Die Digitalisierung macht vor nichts und niemandem Halt – auch nicht vor dem Workflow zur Vergabe von offenen Rollen oder Stellen. Wenn du lernst, wie du LinkedIn gezielt für deine Jobsuche einsetzen kannst, sparst du wertvolle Lebenszeit auf der Suche nach einer neuen Stelle. Wenn ich einen Blick in meine Glaskugel wage, sehe ich, dass LinkedIn für die Arbeitswelt ungeahnte Dimensionen annehmen wird. Bereits heute ist es möglich, sich mit einer One-Klick-Bewerbung bei Unternehmen zu bewerben.
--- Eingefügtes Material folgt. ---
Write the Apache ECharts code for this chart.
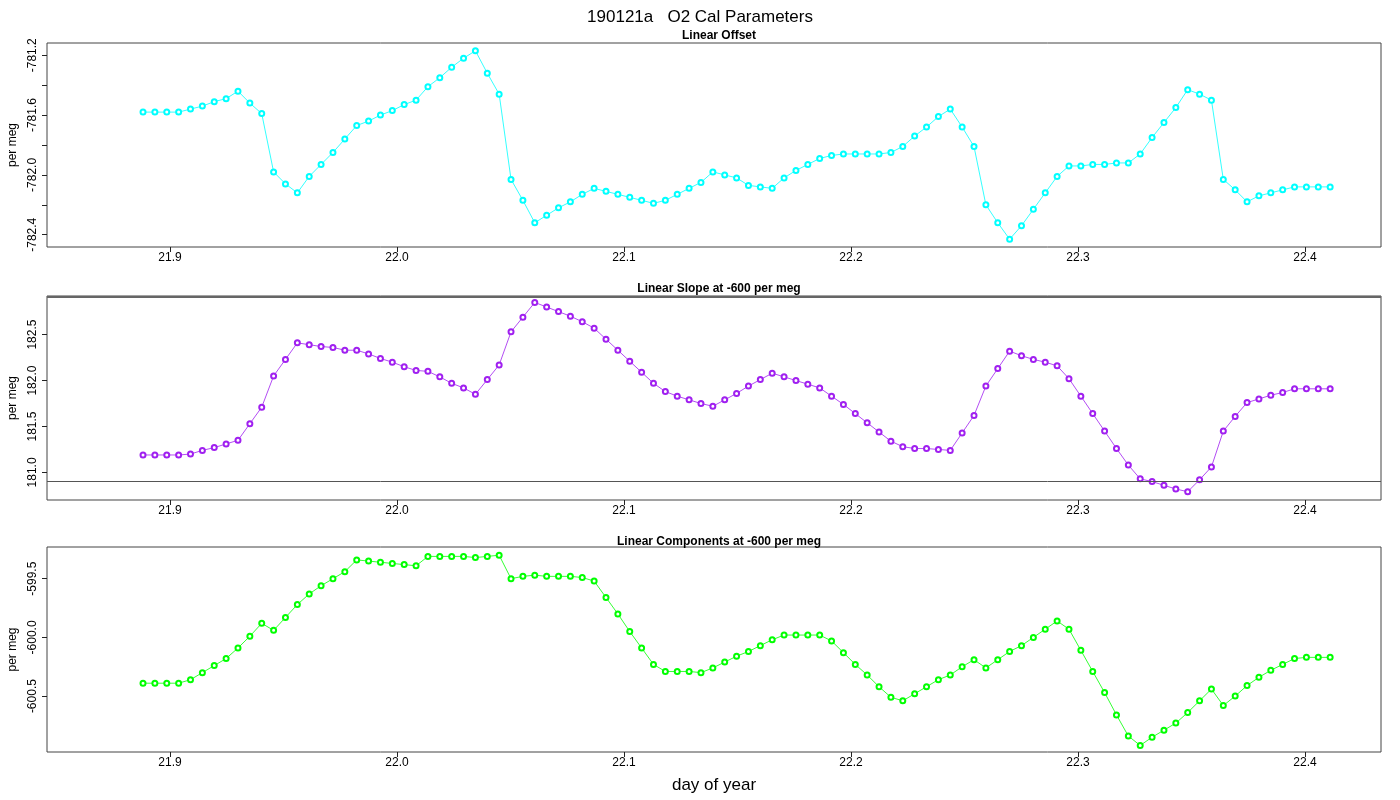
<!DOCTYPE html>
<html>
<head>
<meta charset="utf-8">
<script src="https://cdn.jsdelivr.net/npm/echarts@6/dist/echarts.min.js"></script>
<style>
  html,body{margin:0;padding:0;background:#fff;}
  #main{width:1400px;height:800px;}
</style>
</head>
<body>
<div id="main"></div>
<script>
// sampling grid: first sample day and spacing (about 7.5 min)
var dayStart = 21.8881;
var dayStep = 0.00523;

// Linear Offset (per meg)
var linearOffset = [
  -781.58,-781.58,-781.58,-781.58,-781.56,-781.54,-781.51,-781.49,-781.44,-781.52,
  -781.59,-781.98,-782.06,-782.12,-782.01,-781.93,-781.85,-781.76,-781.67,-781.64,
  -781.60,-781.57,-781.53,-781.50,-781.41,-781.35,-781.28,-781.22,-781.17,-781.32,
  -781.46,-782.03,-782.17,-782.32,-782.27,-782.22,-782.18,-782.13,-782.09,-782.11,
  -782.13,-782.15,-782.17,-782.19,-782.17,-782.13,-782.09,-782.05,-781.98,-782.00,
  -782.02,-782.07,-782.08,
  -782.09,-782.02,-781.97,-781.93,-781.89,-781.87,-781.86,-781.86,-781.86,-781.86,
  -781.85,-781.81,-781.74,-781.68,-781.61,-781.56,-781.68,-781.81,-782.20,-782.32,
  -782.43,-782.34,-782.23,-782.12,-782.01,-781.94,-781.94,-781.93,-781.93,-781.92,
  -781.92,-781.86,-781.75,-781.65,-781.55,-781.43,-781.46,-781.50,-782.03,-782.10,
  -782.18,-782.14,-782.12,-782.10,-782.08,-782.08,-782.08,-782.08
];

// Linear Slope at -600 per meg
var linearSlope = [
  181.19,181.19,181.19,181.19,181.20,181.24,181.27,181.31,181.35,181.53,
  181.71,182.05,182.23,182.41,182.39,182.37,182.36,182.33,182.33,182.29,
  182.24,182.20,182.15,182.11,182.10,182.04,181.97,181.92,181.85,182.01,
  182.17,182.53,182.69,182.85,182.80,182.75,182.70,182.64,182.57,182.45,
  182.33,182.21,182.09,181.97,181.88,181.83,181.79,181.75,181.72,181.79,
  181.86,181.94,182.01,
  182.08,182.04,182.00,181.96,181.92,181.83,181.74,181.64,181.54,181.44,
  181.34,181.28,181.26,181.26,181.25,181.24,181.43,181.62,181.94,182.13,
  182.32,182.27,182.23,182.20,182.16,182.02,181.83,181.64,181.45,181.26,
  181.08,180.93,180.90,180.86,180.82,180.79,180.92,181.06,181.45,181.61,
  181.76,181.80,181.84,181.87,181.91,181.91,181.91,181.91
];

// Linear Components at -600 per meg
var linearComponents = [
  -600.39,-600.39,-600.39,-600.39,-600.36,-600.30,-600.24,-600.18,-600.09,-599.99,
  -599.88,-599.94,-599.83,-599.72,-599.63,-599.56,-599.50,-599.44,-599.34,-599.35,
  -599.36,-599.37,-599.38,-599.39,-599.31,-599.31,-599.31,-599.31,-599.32,-599.31,
  -599.30,-599.50,-599.48,-599.47,-599.48,-599.48,-599.48,-599.49,-599.52,-599.66,
  -599.80,-599.95,-600.09,-600.23,-600.29,-600.29,-600.29,-600.30,-600.26,-600.21,
  -600.16,-600.12,-600.07,
  -600.02,-599.98,-599.98,-599.98,-599.98,-600.03,-600.13,-600.23,-600.32,-600.42,
  -600.51,-600.54,-600.48,-600.42,-600.36,-600.32,-600.25,-600.19,-600.26,-600.19,
  -600.12,-600.07,-600.00,-599.93,-599.86,-599.93,-600.11,-600.29,-600.47,-600.66,
  -600.84,-600.92,-600.85,-600.79,-600.73,-600.64,-600.54,-600.44,-600.58,-600.50,
  -600.41,-600.34,-600.28,-600.23,-600.18,-600.17,-600.17,-600.17
];

var xTicks = [21.9, 22.0, 22.1, 22.2, 22.3, 22.4];
var yTicks1 = [-781.2, -781.4, -781.6, -781.8, -782.0, -782.2, -782.4];
var yLabels1 = [-781.2, -781.6, -782.0, -782.4];
var yTicks2 = [181.0, 181.5, 182.0, 182.5];
var yTicks3 = [-599.5, -600.0, -600.5];
var refLines2 = [180.9, 182.915];

var titles = ['Linear Offset', 'Linear Slope at -600 per meg', 'Linear Components at -600 per meg'];
var colors = ['#00ffff', '#a020f0', '#00ff00'];
var FONT = 'Liberation Sans';

function pairs(vals){
  var out = [];
  for (var i = 0; i < vals.length; i++) {
    out.push([dayStart + i * dayStep, vals[i]]);
  }
  return out;
}

var myChart = echarts.init(document.getElementById('main'));

var gridPos = [
  {top: 43, height: 204},
  {top: 296, height: 204},
  {top: 547, height: 205}
];

var grids = [], xAxes = [], yAxes = [], series = [];
var yRanges = [[-782.482, -781.118], [180.70, 182.92], [-600.976, -599.23]];
var yTickSets = [yTicks1, yTicks2, yTicks3];
var yLabelSets = [yLabels1, yTicks2, yTicks3];
var dataSets = [linearOffset, linearSlope, linearComponents];

for (var k = 0; k < 3; k++) {
  grids.push({
    left: 47, right: 19, top: gridPos[k].top, height: gridPos[k].height,
    outerBoundsMode: 'none', containLabel: false,
    show: true, borderColor: '#444', borderWidth: 1, backgroundColor: 'transparent'
  });
  xAxes.push({
    type: 'value', gridIndex: k, min: 21.8458, max: 22.4335,
    axisLine: {show: false},
    splitLine: {show: false},
    axisTick: {show: true, length: 5, lineStyle: {color: '#222'}, customValues: xTicks},
    axisLabel: {
      show: true, color: '#000', fontSize: 12, fontFamily: FONT, margin: 5,
      customValues: xTicks,
      formatter: function (v) { return v.toFixed(1); }
    },
    name: k === 2 ? 'day of year' : '',
    nameLocation: 'middle', nameGap: 25,
    nameTextStyle: {fontSize: 17, fontFamily: FONT, color: '#000'}
  });
  yAxes.push({
    type: 'value', gridIndex: k, min: yRanges[k][0], max: yRanges[k][1],
    axisLine: {show: false},
    splitLine: {show: false},
    axisTick: {show: true, length: 5, lineStyle: {color: '#222'}, customValues: yTickSets[k]},
    axisLabel: {
      show: true, rotate: 90, color: '#000', fontSize: 12, fontFamily: FONT, margin: 8,
      customValues: yLabelSets[k],
      formatter: function (v) { return v.toFixed(1); }
    },
    name: 'per meg', nameLocation: 'middle', nameGap: 27, nameRotate: 90,
    nameTextStyle: {fontSize: 12, fontFamily: FONT, color: '#000'}
  });
  var s = {
    type: 'line', xAxisIndex: k, yAxisIndex: k,
    data: pairs(dataSets[k]),
    symbol: 'emptyCircle', symbolSize: 5,
    showAllSymbol: true,
    lineStyle: {color: colors[k], width: 0.8},
    itemStyle: {color: colors[k], borderWidth: 0.7},
    animation: false,
    silent: true
  };
  if (k === 1) {
    s.markLine = {
      silent: true, symbol: 'none', label: {show: false},
      data: [{yAxis: refLines2[0], lineStyle: {color: '#555', width: 1, type: 'solid'}},
             {yAxis: refLines2[1], lineStyle: {color: '#666', width: 2, type: 'solid'}}]
    };
  }
  series.push(s);
}

var titleList = [{
  text: '190121a   O2 Cal Parameters', left: 'center', top: 4,
  textStyle: {fontSize: 17, fontWeight: 'normal', fontFamily: FONT, color: '#000'}
}];
var subTop = [25, 278, 531];
for (var t = 0; t < 3; t++) {
  titleList.push({
    text: titles[t], left: 714, textAlign: 'center', top: subTop[t],
    textStyle: {fontSize: 12, fontWeight: 'bold', fontFamily: FONT, color: '#000'}
  });
}

var option = {
  backgroundColor: '#fff',
  animation: false,
  title: titleList,
  grid: grids,
  xAxis: xAxes,
  yAxis: yAxes,
  series: series
};

myChart.setOption(option);
window.onresize = myChart.resize;
</script>
</body>
</html>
Der klassische Lebenslauf wird zum Auslaufmodell und digitale Profile der neue Standard.

 

Was versteht man unter einem «verdeckten Arbeitsmarkt»?

Die Studienergebnisse des Institutes für Arbeitsmarktforschung in Deutschland zeigen, dass nur 35 Prozent der offenen Stellen auch ausgeschrieben werden. Von den anderen 65 Prozent der freien Jobs bekommt man also nichts mit. Sie werden über Kontakte, on- und offline Netzwerke, persönliche Kontakte und Empfehlungen vermittelt. Immer öfter kommt es auch vor, dass sich die Firmen selbst per Active Sourcing auf die Suche nach neuen Talenten machen. Das Potenzial, digital gefunden zu werden ist riesig. Vor allem Berufsnetzwerke wie LinkedIn können dabei helfen. Mehr als drei Viertel der Personalvermittler nutzen das Netzwerk regelmässig, um aktiv auf Kandidatensuche zu gehen.

 

Ein perfekter Lebenslauf ist nur der erste Schritt. Beim Vorstellungsgespräch müssen die Kandidat*innen sich persönlich präsentieren. Wie helfen Sie da?

Mit meiner Coachingmethode ist das Vorstellungsgespräch ein Spaziergang. Denn die Hauptarbeit findet vorher statt. Die intensive Auseinandersetzung mit den eigenen Stärken, Talenten, Erfolgen, beruflichen Geschichte und der eigenen Persönlichkeit sind Basis, um im Vorstellungsgespräch zu überzeugen. Selbstverständlich soll ein Jobinterview intensiv vorbereitet werden. Auch hier unterstütze ich mit meiner Erfahrung als Bewerbungscoach meine Klienten.